■ Task ■
Leave out the pictures, and retype only the lines from the beginning of the material through the line that contains "const seriesNames = ['Conduction','Displacement'];", including both.

■ Dataset rows ■
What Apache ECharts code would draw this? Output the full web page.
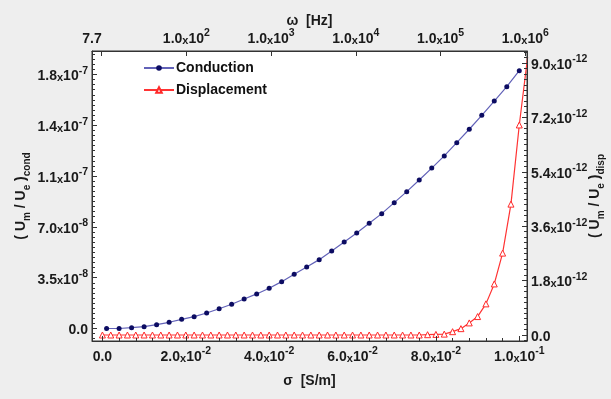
<!DOCTYPE html>
<html><head><meta charset="utf-8">
<script src="https://cdn.jsdelivr.net/npm/echarts@6/dist/echarts.min.js"></script>
<style>html,body{margin:0;padding:0;background:#eeeeee}#c{width:611px;height:399px}</style>
</head><body><div id="c"></div>
<script>
// ---- data ----
// conductivity sigma [S/m] for the conduction curve
const sigmaCond = [0.001,0.004,0.007,0.010,0.013,0.016,0.019,0.022,0.025,0.028,0.031,0.034,0.037,0.040,0.043,0.046,0.049,0.052,0.055,0.058,0.061,0.064,0.067,0.070,0.073,0.076,0.079,0.082,0.085,0.088,0.091,0.094,0.097,0.100];
// (Um/Ue)cond in units of 1e-8
const condVals = [0.00,0.00,0.06,0.13,0.27,0.44,0.65,0.84,1.10,1.40,1.72,2.09,2.45,2.85,3.32,3.84,4.36,4.88,5.49,6.13,6.77,7.46,8.14,8.92,9.70,10.52,11.37,12.23,13.17,14.12,15.11,16.12,17.14,18.27];
// conductivity sigma [S/m] for the displacement curve
const sigmaDisp = [0.000,0.002,0.004,0.006,0.008,0.010,0.012,0.014,0.016,0.018,0.020,0.022,0.024,0.026,0.028,0.030,0.032,0.034,0.036,0.038,0.040,0.042,0.044,0.046,0.048,0.050,0.052,0.054,0.056,0.058,0.060,0.062,0.064,0.066,0.068,0.070,0.072,0.074,0.076,0.078,0.080,0.082,0.084,0.086,0.088,0.090,0.092,0.094,0.096,0.098,0.100,0.102];
// (Um/Ue)disp in units of 1e-12
const dispVals = [0,0,0,0,0,0,0,0,0,0,0,0,0,0,0,0,0,0,0,0,0,0,0,0,0,0,0,0,0,0,0,0,0,0,0,0,0.00,0.00,0.00,0.01,0.02,0.03,0.11,0.21,0.40,0.61,1.03,1.69,2.71,4.33,6.95,9.20];

const seriesNames = ['Conduction','Displacement'];

// tick positions and labels
const xTicks = [0,0.02,0.04,0.06,0.08,0.10];
const xTickLabels = ['0.0','2.0x10^-2','4.0x10^-2','6.0x10^-2','8.0x10^-2','1.0x10^-1'];
const topTicks = [1,2,3,4,5,6];               // log10(omega)
const topLabelPos = [Math.log10(7.7),2,3,4,5,6];
const topTickLabels = ['7.7','1.0x10^2','1.0x10^3','1.0x10^4','1.0x10^5','1.0x10^6'];
const leftTicks = [0,3.6,7.2,10.8,14.4,18.0];  // units 1e-8
const leftTickLabels = ['0.0','3.5x10^-8','7.0x10^-8','1.1x10^-7','1.4x10^-7','1.8x10^-7'];
const rightTicks = [0,1.8,3.6,5.4,7.2,9.0];    // units 1e-12
const rightTickLabels = ['0.0','1.8x10^-12','3.6x10^-12','5.4x10^-12','7.2x10^-12','9.0x10^-12'];

// ---- helpers ----
const FONT = '"Liberation Sans", Arial, sans-serif';
const TXT = '#1a1a1a';
function rt(s){
  const m = s.match(/^(.*)x10\^(.*)$/);
  if(!m) return '{n|'+s+'}';
  return '{n|'+m[1]+'}{x|x}{n|10}{s|'+m[2]+'}';
}
function labeler(ticks, labels){
  return function(v){
    for(let i=0;i<ticks.length;i++){ if(Math.abs(ticks[i]-v) < 1e-9) return rt(labels[i]); }
    return '';
  };
}
const richLab = {
  n:{fontSize:14,fontWeight:'bold',fontFamily:FONT,color:TXT,lineHeight:18,verticalAlign:'bottom'},
  x:{fontSize:11,fontWeight:'bold',fontFamily:FONT,color:TXT,lineHeight:18,verticalAlign:'bottom',padding:[2,0,0,0]},
  s:{fontSize:10.5,fontWeight:'bold',fontFamily:FONT,color:TXT,lineHeight:12,verticalAlign:'top'}
};
const richName = {
  p:{fontSize:14,fontWeight:'bold',fontFamily:FONT,color:TXT,lineHeight:14,verticalAlign:'top'},
  sb:{fontSize:10,fontWeight:'bold',fontFamily:FONT,color:TXT,lineHeight:18,verticalAlign:'bottom'}
};
function minors(ticks, n, lo, hi){
  const out=[]; const step=(ticks[1]-ticks[0])/n;
  for(let k=-40;k<=(ticks.length-1)*n+40;k++){
    const v = ticks[0]+k*step;
    if(v>lo && v<hi && (k%n)!==0) out.push(+v.toFixed(12));
  }
  return out;
}

const X_MIN=-0.0025, X_MAX=0.10185;
const T_MIN=Math.log10(7.7), T_MAX=6.02;
const L_MIN=-0.886, L_MAX=19.666;
const R_MIN=-0.1985, R_MAX=9.397;
const AX = '#333333';

const xMinor = minors(xTicks,5,X_MIN,X_MAX);
const lMinor = minors(leftTicks,10,L_MIN,L_MAX);
const rMinor = minors(rightTicks,10,R_MIN,R_MAX);

function minorAxis(pos, min, max, vals){
  return {gridIndex:0, type:'value', position:pos, min:min, max:max, z:6,
    axisLine:{show:false,onZero:false}, splitLine:{show:false},
    axisLabel:{show:false},
    axisTick:{show:true,inside:true,length:3,customValues:vals,lineStyle:{color:AX,width:1}}};
}
const nameStyle = {fontSize:14,fontWeight:'bold',fontFamily:FONT,color:TXT};

const chart = echarts.init(document.getElementById('c'), null, {renderer:'canvas'});
chart.setOption({
  backgroundColor:'#eeeeee',
  animation:false,
  grid:[{left:92, top:51, right:84, bottom:58, show:true, backgroundColor:'#ffffff', borderColor:AX, borderWidth:1, outerBoundsMode:'none', containLabel:false}],
  legend:{
    left:143, top:61, orient:'vertical', itemGap:8, itemWidth:30, itemHeight:7, padding:0,
    data:seriesNames,
    textStyle:{fontSize:14,fontWeight:'bold',fontFamily:FONT,color:'#111',padding:[0,0,0,-3]}
  },
  xAxis:[
    {gridIndex:0, type:'value', position:'bottom', min:X_MIN, max:X_MAX, z:5,
     axisLine:{show:true,onZero:false,lineStyle:{color:AX}},
     axisTick:{show:true,inside:true,length:5,customValues:xTicks,lineStyle:{color:AX}},
     axisLabel:{customValues:xTicks, formatter:labeler(xTicks,xTickLabels), rich:richLab, margin:5},
     splitLine:{show:false},
     name:'σ  [S/m]', nameLocation:'middle', nameGap:33, nameMoveOverlap:false,
     nameTextStyle:nameStyle},
    {gridIndex:0, type:'value', position:'top', min:T_MIN, max:T_MAX, z:5,
     axisLine:{show:true,onZero:false,lineStyle:{color:AX}},
     axisTick:{show:true,inside:true,length:5,customValues:topTicks,lineStyle:{color:AX}},
     axisLabel:{customValues:topLabelPos, formatter:labeler(topLabelPos,topTickLabels), rich:richLab, margin:5},
     splitLine:{show:false},
     name:'ω  [Hz]', nameLocation:'middle', nameGap:23, nameMoveOverlap:false,
     nameTextStyle:nameStyle},
    minorAxis('bottom', X_MIN, X_MAX, xMinor)
  ],
  yAxis:[
    {gridIndex:0, type:'value', position:'left', min:L_MIN, max:L_MAX, z:5,
     axisLine:{show:true,onZero:false,lineStyle:{color:AX}},
     axisTick:{show:true,inside:true,length:5,customValues:leftTicks,lineStyle:{color:AX}},
     axisLabel:{customValues:leftTicks, formatter:labeler(leftTicks,leftTickLabels), rich:richLab, margin:4},
     splitLine:{show:false},
     name:'{p|( U}{sb|m}{p| / U}{sb|e}{p| )}{sb|cond}', nameLocation:'middle', nameRotate:90, nameGap:60, nameMoveOverlap:false,
     nameTextStyle:{rich:richName}},
    {gridIndex:0, type:'value', position:'right', min:R_MIN, max:R_MAX, z:5,
     axisLine:{show:true,onZero:false,lineStyle:{color:AX}},
     axisTick:{show:true,inside:true,length:5,customValues:rightTicks,lineStyle:{color:AX}},
     axisLabel:{customValues:rightTicks, formatter:labeler(rightTicks,rightTickLabels), rich:richLab, margin:4},
     splitLine:{show:false},
     name:'{p|( U}{sb|m}{p| / U}{sb|e}{p| )}{sb|disp}', nameLocation:'middle', nameRotate:90, nameGap:61, nameMoveOverlap:false,
     nameTextStyle:{rich:richName}},
    minorAxis('left', L_MIN, L_MAX, lMinor),
    minorAxis('right', R_MIN, R_MAX, rMinor)
  ],
  series:[
    {name:seriesNames[0], type:'line', xAxisIndex:0, yAxisIndex:0,
     data:sigmaCond.map((s,i)=>[s,condVals[i]]),
     symbol:'circle', symbolSize:5, showSymbol:true,
     lineStyle:{color:'#6262b8',width:1.2},
     itemStyle:{color:'#0c0c62'}},
    {name:seriesNames[1], type:'line', xAxisIndex:0, yAxisIndex:1,
     data:sigmaDisp.map((s,i)=>[s,dispVals[i]]),
     symbol:'triangle', symbolSize:6, showSymbol:true,
     lineStyle:{color:'#ff3333',width:1.2},
     itemStyle:{color:'#ffffff',borderColor:'#ff2a2a',borderWidth:1}}
  ]
});
</script></body></html>
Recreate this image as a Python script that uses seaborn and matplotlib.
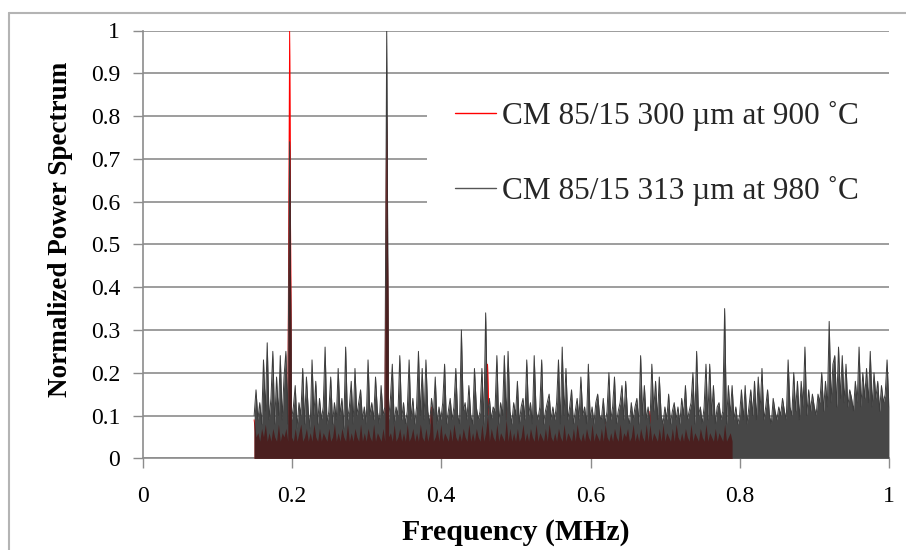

■ Output below ■
What Apache ECharts code would draw this? Output the full web page.
<!DOCTYPE html>
<html><head><meta charset="utf-8">
<script src="https://cdn.jsdelivr.net/npm/echarts@6/dist/echarts.min.js"></script>
<style>html,body{margin:0;padding:0;background:#eeeeee}#c{width:611px;height:399px}</style>
</head><body><div id="c"></div>
<script>
// ---- data ----
// conductivity sigma [S/m] for the conduction curve
const sigmaCond = [0.001,0.004,0.007,0.010,0.013,0.016,0.019,0.022,0.025,0.028,0.031,0.034,0.037,0.040,0.043,0.046,0.049,0.052,0.055,0.058,0.061,0.064,0.067,0.070,0.073,0.076,0.079,0.082,0.085,0.088,0.091,0.094,0.097,0.100];
// (Um/Ue)cond in units of 1e-8
const condVals = [0.00,0.00,0.06,0.13,0.27,0.44,0.65,0.84,1.10,1.40,1.72,2.09,2.45,2.85,3.32,3.84,4.36,4.88,5.49,6.13,6.77,7.46,8.14,8.92,9.70,10.52,11.37,12.23,13.17,14.12,15.11,16.12,17.14,18.27];
// conductivity sigma [S/m] for the displacement curve
const sigmaDisp = [0.000,0.002,0.004,0.006,0.008,0.010,0.012,0.014,0.016,0.018,0.020,0.022,0.024,0.026,0.028,0.030,0.032,0.034,0.036,0.038,0.040,0.042,0.044,0.046,0.048,0.050,0.052,0.054,0.056,0.058,0.060,0.062,0.064,0.066,0.068,0.070,0.072,0.074,0.076,0.078,0.080,0.082,0.084,0.086,0.088,0.090,0.092,0.094,0.096,0.098,0.100,0.102];
// (Um/Ue)disp in units of 1e-12
const dispVals = [0,0,0,0,0,0,0,0,0,0,0,0,0,0,0,0,0,0,0,0,0,0,0,0,0,0,0,0,0,0,0,0,0,0,0,0,0.00,0.00,0.00,0.01,0.02,0.03,0.11,0.21,0.40,0.61,1.03,1.69,2.71,4.33,6.95,9.20];

const seriesNames = ['Conduction','Displacement'];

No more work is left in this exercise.